COLUMBUS – As the Council of Great Lakes Governors make plans to protect the immense fresh-water supply from large-scale water diversions, scientists from the region are planning to protect the resource from other potential hazards.

The council, co-chaired by Ohio Gov. Bob Taft, has announced a draft agreement that would strengthen the way the Great Lakes and the waters of the Great Lakes Basin are managed and protected from being diverted out of the region.

The governors of the eight Great Lakes states are also working with premiers of Quebec and Ontario to finalize the proposal after a 90-day comment period.

Protection. At the same time, scientists from the region are planning to meet in Ohio in November to make recommendations that would protect the water from pollutants stemming from drained cropland, said Jon Rausch, one of the conference planners.

Rausch is also an animal manure management program specialist with Ohio State University Extension.

Manure threat. Liquid manure from cow, hog and other livestock operations is used to enrich cropland across the Midwest, fertilizing it with natural nutrients.

But scientists remain concerned when the manure is applied to land improved with drainage tile or other artificial subsurface drainage: Systems that are meant to drain excess water from land could also act as conduits for liquid manure pollutants, putting the region’s lakes, rivers and other surface water at risk.

That’s why policy-makers, researchers, consultants and others are planning a conference Nov. 9-10, Liquid Animal Manure Application on Drained Cropland: Preferential Flow Issues and Concerns.

Reductions. Organizers of the regional meeting plan to review and integrate guidelines from U.S. states and Canadian provinces and make standard recommendations to reduce liquid manure discharges.

Other goals include identifying needs for education and outreach about applying liquid manure and reducing water pollution; and examining and prioritizing needs for research in movement of manure in artificially drained cropland.

“This will be a working meeting,” Rausch said.

“We hope to come up with a baseline document that states can use to develop guidelines.

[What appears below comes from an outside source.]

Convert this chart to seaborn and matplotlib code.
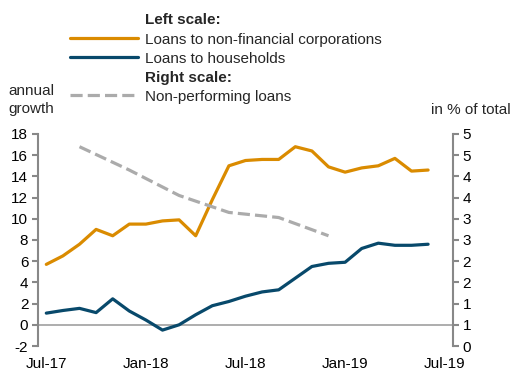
import matplotlib
matplotlib.use("Agg")
import matplotlib.pyplot as plt
from matplotlib.lines import Line2D
import numpy as np
import pandas as pd
import seaborn as sns

# monthly, Jul-17 .. Jun-19
months = pd.date_range("2017-07-01", "2019-06-01", freq="MS")
nfc_loans = [5.7, 6.5, 7.6, 9.0, 8.4, 9.5, 9.5, 9.8, 9.9, 8.4, 11.8, 15.0,
             15.5, 15.6, 15.6, 16.8, 16.4, 14.9, 14.4, 14.8, 15.0, 15.7, 14.5, 14.6]
household_loans = [1.1, 1.35, 1.55, 1.15, 2.45, 1.3, 0.45, -0.5, 0.0, 0.95, 1.8, 2.2,
                   2.7, 3.1, 3.3, 4.4, 5.5, 5.8, 5.9, 7.2, 7.7, 7.5, 7.5, 7.6]
# quarterly, Sep-17 .. Dec-18
npl_months = pd.to_datetime(["2017-09-01", "2017-12-01", "2018-03-01",
                             "2018-06-01", "2018-09-01", "2018-12-01"])
npl_share = [4.7, 4.15, 3.55, 3.15, 3.03, 2.6]

x_tick_labels = ["Jul-17", "Jan-18", "Jul-18", "Jan-19", "Jul-19"]
left_ticks = list(range(-2, 19, 2))
right_ticks = [i * 0.5 for i in range(11)]
right_tick_labels = ["0", "1", "1", "2", "2", "3", "3", "4", "4", "5", "5"]

ORANGE = "#DA8B00"
BLUE = "#08496B"
GREY = "#ABABAB"
AXIS = "#888888"
FS = 11
DASH = [3.8, 1.6]

sns.set_theme(style="white")
plt.rcParams["font.family"] = ["Liberation Sans", "DejaVu Sans"]
plt.rcParams["font.size"] = FS


def month_index(dates):
    start = months[0]
    return [(d.year - start.year) * 12 + d.month - start.month for d in dates]


df = pd.DataFrame({"m": month_index(months), "nfc": nfc_loans, "hh": household_loans})
npl_df = pd.DataFrame({"m": month_index(npl_months), "npl": npl_share})

fig = plt.figure(figsize=(5.13, 3.72), dpi=100)
ax = fig.add_axes([38 / 513, 1 - 346 / 372, (453 - 38) / 513, (346 - 134) / 372])
ax2 = ax.twinx()

ax.axhline(0, color="#A0A0A0", lw=1.2, zorder=1)
sns.lineplot(data=df, x="m", y="nfc", ax=ax, color=ORANGE, lw=2.3, zorder=3)
sns.lineplot(data=df, x="m", y="hh", ax=ax, color=BLUE, lw=2.3, zorder=3)
sns.lineplot(data=npl_df, x="m", y="npl", ax=ax2, color=GREY, lw=2.3,
             dashes=False, zorder=2)
ax2.lines[-1].set_dashes(DASH)
ax2.lines[-1].set_dash_capstyle("butt")

ax.set_xlim(-0.5, 24.5)
ax.set_ylim(-2, 18)
ax2.set_ylim(0, 5)
ax.set_yticks(left_ticks)
ax.set_yticklabels([str(t) for t in left_ticks])
ax2.set_yticks(right_ticks)
ax2.set_yticklabels(right_tick_labels)
ax.set_xticks([0, 6, 12, 18, 24])
ax.set_xticklabels(x_tick_labels)
ax.set_xlabel("")
ax.set_ylabel("")
ax2.set_ylabel("")

for a in (ax, ax2):
    for s in ("top", "bottom"):
        a.spines[s].set_visible(False)
    a.spines["left"].set_visible(a is ax)
    a.spines["right"].set_visible(a is ax2)
    for s in ("left", "right"):
        a.spines[s].set_color(AXIS)
        a.spines[s].set_linewidth(1.5)
    a.tick_params(axis="y", length=4, width=1.5, color=AXIS, labelsize=FS, pad=3,
                  labelcolor="black")
ax.tick_params(axis="y", left=True, direction="out")
ax2.tick_params(axis="y", right=True, direction="out")
ax.tick_params(axis="x", length=0, pad=8, labelsize=FS, labelcolor="black")
ax.grid(False)
ax2.grid(False)

handles = [
    Line2D([], [], color="none"),
    Line2D([], [], color=ORANGE, lw=2.3),
    Line2D([], [], color=BLUE, lw=2.3),
    Line2D([], [], color="none"),
    Line2D([], [], color=GREY, lw=2.3, dashes=DASH, dash_capstyle="butt"),
]
labels = ["Left scale:", "Loans to non-financial corporations", "Loans to households",
          "Right scale:", "Non-performing loans"]
leg = fig.legend(handles, labels, loc="upper left", bbox_to_anchor=(70 / 513, 1 - 13.5 / 372),
                 frameon=False, fontsize=FS, handlelength=4.45, handletextpad=0.46,
                 labelspacing=0.33, borderpad=0, borderaxespad=0)
for i in (0, 3):
    leg.get_texts()[i].set_fontweight("bold")

fig.text(31 / 513, 1 - 100 / 372, "annual\ngrowth", fontsize=FS, va="center", ha="center",
         multialignment="center", linespacing=1.3)
fig.text(511 / 513, 1 - 110 / 372, "in % of total", fontsize=FS, va="center", ha="right")

fig.savefig("out.png", dpi=100)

We want to build upon the strengths of each of our areas to improve the water quality in the Great Lakes and other surface water.”

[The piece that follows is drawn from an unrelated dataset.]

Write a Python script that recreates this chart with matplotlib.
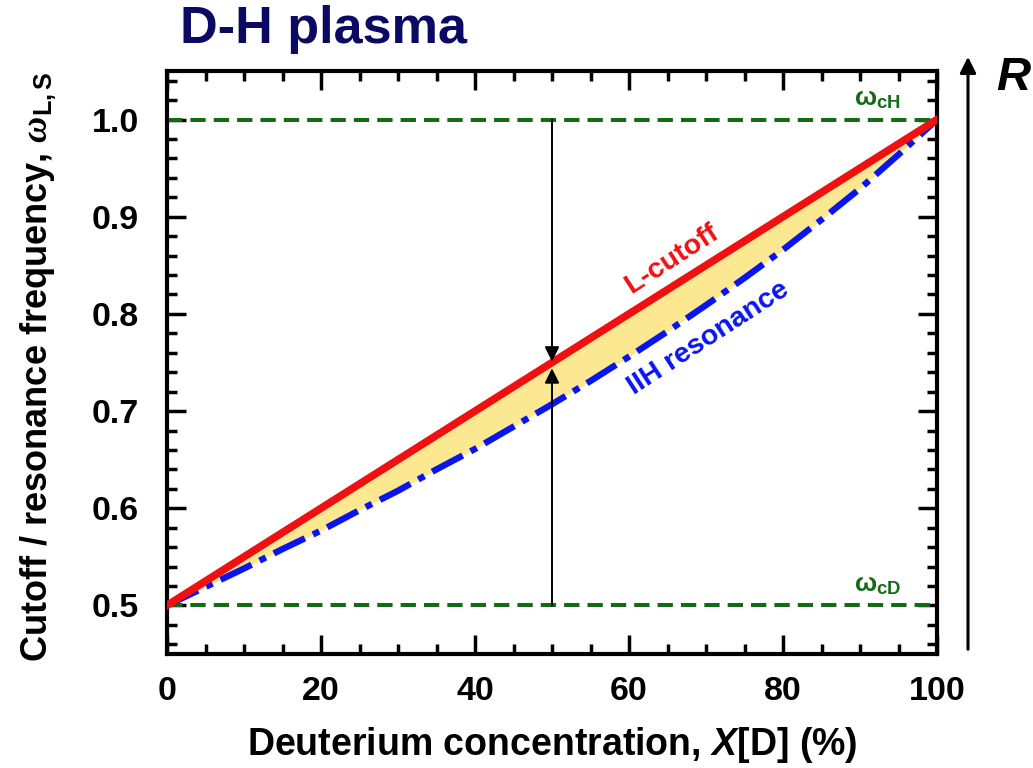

Presentations. Presentations scheduled for the first day of the conference include

* How water, manure and pollutants move through Midwest soils by Jim Baker, Iowa State University.

* Preferential flow of liquid manure in macropores and cracks, Martin Shipitalo, Agricultural Research Service, and Frank Gibbs, Natural Resources Conservation Service.

* Manure violations: Summary of manure spill and fish kill reports, Jim Hoorman, Ohio State University.

* Controlling outflows on artificially drained cropland, Larry Brown, Ohio State University.

* Experiences with liquid manure application: An Ontario perspective, Bonnie Ball Coelho, Agriculture and Agri-Food Canada; and

* A Minnesota perspective, John Nieber, University of Minnesota.

Working days. On the second day of the conference, participants will be asked to map out recommendations for integrating state guidelines, and identifying educational and research needs.

“This conference will give us the opportunity to develop regional and multi-state programming, build networks, identify needs, and put a priority on those needs,” Rausch said.

Find out more. A complete schedule and registration information is available at (click on “manure workshop”).

The registration fee for signing up before Sept. 15 is $90, or $150 after Sept. 15.

The conference will be held at the Columbus Marriott North, 6500 Doubletree Ave., in Columbus.